--- Begin ---

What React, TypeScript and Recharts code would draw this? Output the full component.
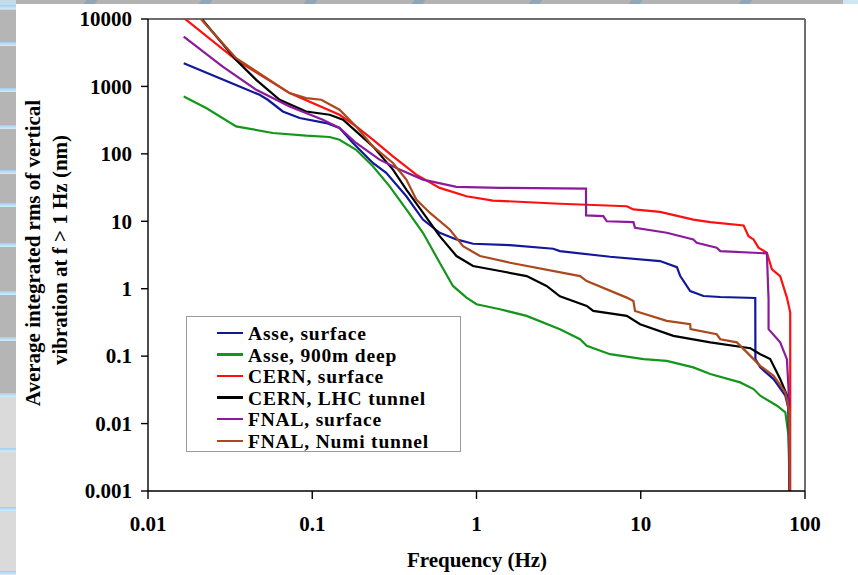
import React from 'react';
import { LineChart, Line, XAxis, YAxis, Legend, ReferenceLine } from 'recharts';

const FONT = "'Liberation Serif', 'Times New Roman', Times, serif";

// Frequency ticks (Hz) and RMS ticks (nm)
const freqTicks = [0.01, 0.1, 1, 10, 100];
const rmsTicks = [0.001, 0.01, 0.1, 1, 10, 100, 1000, 10000];

// Asse, surface
const asseSurfaceFreq = [0.0165, 0.0361, 0.0478, 0.0536, 0.0662, 0.0838, 0.1216, 0.1466, 0.177, 0.234, 0.282, 0.374, 0.472, 0.597, 0.755, 0.953, 1.6, 2.93, 3.22, 6.5, 13.1, 16.6, 17.4, 20.0, 24.1, 30.5, 49.8, 49.9, 53.4, 64.4, 75.9, 79.4, 80.5];
const asseSurfaceRms = [2213, 998, 751, 634, 425, 340, 286, 242, 145, 73.3, 52.2, 23.5, 10.6, 6.76, 5.38, 4.64, 4.43, 3.92, 3.61, 2.98, 2.57, 2.09, 1.54, 0.925, 0.78, 0.753, 0.728, 0.0903, 0.0681, 0.0457, 0.0259, 0.0164, 0.001];

// Asse, 900m deep
const asseDeepFreq = [0.0165, 0.0226, 0.0344, 0.0575, 0.0918, 0.1276, 0.1466, 0.185, 0.234, 0.296, 0.374, 0.472, 0.597, 0.719, 0.869, 1.0, 1.39, 2.02, 3.22, 4.27, 4.69, 6.5, 10.4, 14.4, 20.9, 26.5, 40.3, 48.6, 53.4, 67.5, 75.9, 79.4, 80.5];
const asseDeepRms = [709, 478, 255, 204, 186, 178, 162, 115, 65.3, 33.0, 15.0, 6.76, 2.43, 1.10, 0.738, 0.588, 0.496, 0.395, 0.251, 0.178, 0.142, 0.107, 0.0903, 0.0851, 0.0681, 0.0542, 0.0408, 0.0325, 0.0259, 0.0184, 0.0147, 0.00662, 0.001];

// CERN, surface
const cernSurfaceFreq = [0.0165, 0.0344, 0.0728, 0.1466, 0.185, 0.234, 0.31, 0.43, 0.597, 0.869, 1.26, 3.22, 8.22, 9.02, 13.1, 20.9, 26.5, 42.3, 45.3, 48.6, 52.1, 58.6, 62.9, 70.6, 77.6, 81.3, 81.3, 81.3];
const cernSurfaceRms = [10400, 2475, 796, 380, 255, 162, 91.8, 49.2, 31.3, 23.5, 20.3, 18.2, 16.7, 15.0, 13.8, 10.6, 9.7, 8.66, 6.02, 5.38, 4.06, 3.42, 1.94, 1.54, 0.738, 0.443, 0.0512, 0.001];

// CERN, LHC tunnel
const cernTunnelFreq = [0.0165, 0.0215, 0.0344, 0.0456, 0.0633, 0.0918, 0.1276, 0.154, 0.185, 0.234, 0.31, 0.374, 0.472, 0.597, 0.755, 0.953, 1.39, 2.02, 2.67, 3.22, 4.69, 5.14, 8.22, 9.91, 15.8, 26.5, 46.5, 53.4, 61.4, 70.6, 79.4, 80.5];
const cernTunnelRms = [21100, 9670, 2475, 1252, 634, 425, 380, 321, 215, 129, 58.4, 29.5, 13.4, 6.02, 3.05, 2.17, 1.83, 1.54, 1.10, 0.773, 0.555, 0.468, 0.395, 0.297, 0.2, 0.16, 0.131, 0.107, 0.0903, 0.0457, 0.0231, 0.001];

// FNAL, surface
const fnalSurfaceFreq = [0.0165, 0.0285, 0.0456, 0.0728, 0.116, 0.1466, 0.185, 0.257, 0.34, 0.472, 0.755, 1.39, 4.64, 4.65, 5.92, 6.21, 9.02, 9.23, 14.4, 20.9, 21.9, 29.0, 30.5, 58.6, 60.0, 60.0, 70.6, 77.6, 79.4, 80.5];
const fnalSurfaceRms = [5470, 1970, 891, 505, 321, 242, 145, 82.0, 58.4, 41.5, 32.4, 31.3, 30.6, 12.2, 11.9, 10.0, 9.7, 8.02, 6.76, 5.38, 4.81, 4.06, 3.61, 3.34, 0.697, 0.251, 0.16, 0.0903, 0.0325, 0.001];

// FNAL, Numi tunnel
const fnalNumiFreq = [0.0165, 0.021, 0.0344, 0.0728, 0.0918, 0.1135, 0.1466, 0.185, 0.234, 0.31, 0.374, 0.43, 0.519, 0.687, 0.828, 1.05, 1.6, 4.27, 4.69, 8.22, 9.02, 9.23, 14.4, 20.0, 20.1, 29.0, 30.5, 38.5, 46.5, 53.4, 64.4, 75.9, 80.5, 80.8];
const fnalNumiRms = [22600, 10000, 2620, 796, 671, 634, 451, 255, 129, 73.3, 41.5, 21.0, 13.4, 7.56, 4.28, 3.05, 2.43, 1.54, 1.30, 0.738, 0.658, 0.468, 0.333, 0.297, 0.251, 0.211, 0.178, 0.16, 0.101, 0.0719, 0.0512, 0.029, 0.0147, 0.001];

const zip = (f: number[], r: number[]) => f.map((freq, i) => ({ freq, rms: r[i] }));

const SERIES = [
  { name: 'Asse, surface', color: '#13189a', data: zip(asseSurfaceFreq, asseSurfaceRms) },
  { name: 'Asse, 900m deep', color: '#14961a', data: zip(asseDeepFreq, asseDeepRms) },
  { name: 'CERN, surface', color: '#ff1010', data: zip(cernSurfaceFreq, cernSurfaceRms) },
  { name: 'CERN, LHC tunnel', color: '#000000', data: zip(cernTunnelFreq, cernTunnelRms) },
  { name: 'FNAL, surface', color: '#8c1a9c', data: zip(fnalSurfaceFreq, fnalSurfaceRms) },
  { name: 'FNAL, Numi tunnel', color: '#ad471c', data: zip(fnalNumiFreq, fnalNumiRms) },
];

const fmt = (v: number) => String(v);

const XTick = (props: any) => {
  const { x, y, payload } = props;
  return (
    <text x={x} y={y} dy={32} textAnchor="middle" fontFamily={FONT} fontWeight="bold" fontSize={21} fill="#000">
      {fmt(payload.value)}
    </text>
  );
};

const YTick = (props: any) => {
  const { x, y, payload } = props;
  return (
    <text x={x} y={y} dy="0.35em" textAnchor="end" fontFamily={FONT} fontWeight="bold" fontSize={21} fill="#000">
      {fmt(payload.value)}
    </text>
  );
};

const YTitle = () => (
  <g fontFamily={FONT} fontWeight="bold" fontSize={21} fill="#000">
    <text x={39.5} y={253} transform="rotate(-90, 39.5, 253)" textAnchor="middle">
      Average integrated rms of vertical
    </text>
    <text x={66.5} y={250} transform="rotate(-90, 66.5, 250)" textAnchor="middle">
      vibration at f &gt; 1 Hz (nm)
    </text>
  </g>
);

const XTitle = () => (
  <text x={477} y={566.5} textAnchor="middle" fontFamily={FONT} fontWeight="bold" fontSize={21} fill="#000">
    Frequency (Hz)
  </text>
);

const renderLegend = () => (
  <div
    style={{
      width: 275,
      height: 136,
      boxSizing: 'border-box',
      border: '1px solid #9a9a9a',
      background: '#fff',
      paddingTop: 5,
      fontFamily: FONT,
      fontWeight: 'bold',
      fontSize: 19.5,
      letterSpacing: 0.8,
      color: '#000',
    }}
  >
    {SERIES.map((s) => (
      <div key={s.name} style={{ display: 'flex', alignItems: 'center', height: 21.6, lineHeight: '21.6px' }}>
        <span style={{ display: 'inline-block', width: 26, height: 2.5, background: s.color, marginLeft: 30, marginRight: 5 }} />
        <span style={{ whiteSpace: 'nowrap', position: 'relative', top: 1 }}>{s.name}</span>
      </div>
    ))}
  </div>
);

const stripeXs = [85, 200, 305, 413, 530, 630, 740];
const bandYs = [5, 42, 88, 125, 170, 203, 243, 291, 337, 393, 448, 507, 571];

export default function App() {
  return (
    <div style={{ position: 'absolute', left: 0, top: 0, width: 858, height: 575, background: '#fff', overflow: 'hidden' }}>
      <div style={{ position: 'absolute', left: 16, top: 0, width: 842, height: 4, background: '#b3b3b3' }} />
      {stripeXs.map((sx) => (
        <div key={sx} style={{ position: 'absolute', left: sx, top: 0, width: 11, height: 4, background: '#8fa7b7', transform: 'skewX(-35deg)' }} />
      ))}
      <div style={{ position: 'absolute', left: 843, top: 0, width: 15, height: 4, background: '#cfe6f3' }} />
      <div style={{ position: 'absolute', left: 0, top: 0, width: 16, height: 393, background: '#b5b5b5' }} />
      <div style={{ position: 'absolute', left: 0, top: 393, width: 16, height: 182, background: '#dadada' }} />
      <div style={{ position: 'absolute', left: 0, top: 0, width: 16, height: 10, background: '#c4dbe9' }} />
      {bandYs.map((by) => (
        <div key={by} style={{ position: 'absolute', left: 0, top: by, width: 16, height: 4, background: 'linear-gradient(#9fd0ee, #d6ebf7)' }} />
      ))}
      <div style={{ position: 'absolute', left: 0, top: 0 }}>
        <LineChart width={858} height={575} margin={{ top: 19, right: 53, bottom: 0, left: 0 }}>
          <XAxis
            dataKey="freq"
            type="number"
            scale="log"
            domain={[0.01, 100]}
            ticks={freqTicks}
            allowDataOverflow
            height={84}
            tickSize={8}
            tickMargin={0}
            tick={<XTick />}
            axisLine={{ stroke: '#000', strokeWidth: 1.4 }}
            tickLine={{ stroke: '#000', strokeWidth: 1.4 }}
            label={<XTitle />}
          />
          <YAxis
            dataKey="rms"
            type="number"
            scale="log"
            domain={[0.001, 10000]}
            ticks={rmsTicks}
            allowDataOverflow
            width={148}
            tickSize={7}
            tickMargin={9}
            tick={<YTick />}
            axisLine={{ stroke: '#000', strokeWidth: 1.4 }}
            tickLine={{ stroke: '#000', strokeWidth: 1.4 }}
            label={<YTitle />}
          />
          <ReferenceLine y={10000} stroke="#6e6e6e" strokeWidth={2} ifOverflow="visible" />
          <ReferenceLine x={100} stroke="#6e6e6e" strokeWidth={2} ifOverflow="visible" />
          {SERIES.map((s) => (
            <Line
              key={s.name}
              name={s.name}
              data={s.data}
              dataKey="rms"
              type="linear"
              stroke={s.color}
              strokeWidth={2.2}
              dot={false}
              activeDot={false}
              isAnimationActive={false}
            />
          ))}
          <Legend
            layout="vertical"
            align="center"
            verticalAlign="middle"
            content={renderLegend}
            wrapperStyle={{ left: 186, top: 316, width: 275, height: 136 }}
          />
        </LineChart>
      </div>
    </div>
  );
}
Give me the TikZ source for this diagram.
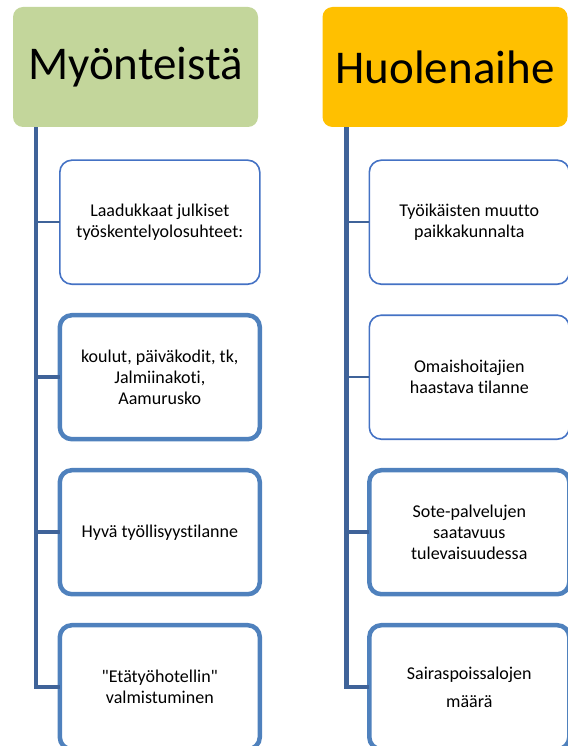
\documentclass[tikz,border=0pt]{standalone}
\usepackage{fontspec}
\setmainfont{Carlito}[Ligatures={TeXOff,CommonOff}]
\usetikzlibrary{positioning}

\definecolor{headgreen}{HTML}{C3D69B}
\definecolor{headorange}{HTML}{FFC000}
\definecolor{boxblue}{HTML}{4472C4}
\definecolor{boxblue2}{HTML}{4F81BD}
\definecolor{lineblue}{HTML}{3F6399}

\begin{document}
\begin{tikzpicture}[
    x=1pt, y=-1pt,
    node distance=31pt,
    myhead/.style={rectangle, rounded corners=10pt, minimum width=245pt, minimum height=120pt, inner sep=0pt, font=\fontsize{47}{50}\selectfont},
    mybox/.style={rectangle, draw=boxblue, line width=1.6pt, rounded corners=12pt, minimum width=200pt, minimum height=124pt, inner sep=0pt, outer sep=0pt, align=center, font=\fontsize{18}{21}\selectfont},
    mythickbox/.style={mybox, draw=boxblue2, line width=4.5pt},
    myline/.style={draw=lineblue, line width=1.8pt},
    mythickline/.style={draw=lineblue, line width=4.5pt}
]
    \useasboundingbox (0,0) rectangle (567,746);

    \node[myhead, fill=headgreen] (myon) at (135.5,67) {Myönteistä};
    \node[myhead, fill=headorange] (huol) at (445,67) {Huolenaihe};

    \node[mybox, below=33pt of myon.south west, anchor=north west, xshift=47pt] (myon1) {Laadukkaat julkiset\\työskentelyolosuhteet:};
    \node[mythickbox, below=of myon1] (myon2) {koulut, päiväkodit, tk,\\Jalmiinakoti,\\Aamurusko};
    \node[mythickbox, below=of myon2] (myon3) {Hyvä työllisyystilanne};
    \node[mythickbox, below=of myon3] (myon4) {"Etätyöhotellin"\\valmistuminen};

    \node[mybox, below=33pt of huol.south west, anchor=north west, xshift=47pt] (huol1) {Työikäisten muutto\\paikkakunnalta};
    \node[mybox, below=of huol1] (huol2) {Omaishoitajien\\haastava tilanne};
    \node[mythickbox, below=of huol2] (huol3) {Sote-palvelujen\\saatavuus\\tulevaisuudessa};
    \node[mythickbox, below=of huol3] (huol4) {Sairaspoissalojen\\[7pt]määrä};

    \coordinate (myontrunk) at ([xshift=23pt]myon.south west);
    \coordinate (huoltrunk) at ([xshift=24pt]huol.south west);

    \draw[mythickline] (myontrunk) |- (myon4.west);
    \draw[myline] (myontrunk |- myon1.west) -- (myon1.west);
    \draw[mythickline] (myontrunk |- myon2.west) -- (myon2.west);
    \draw[mythickline] (myontrunk |- myon3.west) -- (myon3.west);

    \draw[mythickline] (huoltrunk) |- (huol4.west);
    \draw[myline] (huoltrunk |- huol1.west) -- (huol1.west);
    \draw[myline] (huoltrunk |- huol2.west) -- (huol2.west);
    \draw[mythickline] (huoltrunk |- huol3.west) -- (huol3.west);

\end{tikzpicture}
\end{document}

--- End ---

JOB
Up to and including the line containing "0.0259, 0.0164, 0.001];", quote each line of the entries above from the very first, please, exactly and without images.

WRITTEN SOLUTION
What React, TypeScript and Recharts code would draw this? Output the full component.
import React from 'react';
import { LineChart, Line, XAxis, YAxis, Legend, ReferenceLine } from 'recharts';

const FONT = "'Liberation Serif', 'Times New Roman', Times, serif";

// Frequency ticks (Hz) and RMS ticks (nm)
const freqTicks = [0.01, 0.1, 1, 10, 100];
const rmsTicks = [0.001, 0.01, 0.1, 1, 10, 100, 1000, 10000];

// Asse, surface
const asseSurfaceFreq = [0.0165, 0.0361, 0.0478, 0.0536, 0.0662, 0.0838, 0.1216, 0.1466, 0.177, 0.234, 0.282, 0.374, 0.472, 0.597, 0.755, 0.953, 1.6, 2.93, 3.22, 6.5, 13.1, 16.6, 17.4, 20.0, 24.1, 30.5, 49.8, 49.9, 53.4, 64.4, 75.9, 79.4, 80.5];
const asseSurfaceRms = [2213, 998, 751, 634, 425, 340, 286, 242, 145, 73.3, 52.2, 23.5, 10.6, 6.76, 5.38, 4.64, 4.43, 3.92, 3.61, 2.98, 2.57, 2.09, 1.54, 0.925, 0.78, 0.753, 0.728, 0.0903, 0.0681, 0.0457, 0.0259, 0.0164, 0.001];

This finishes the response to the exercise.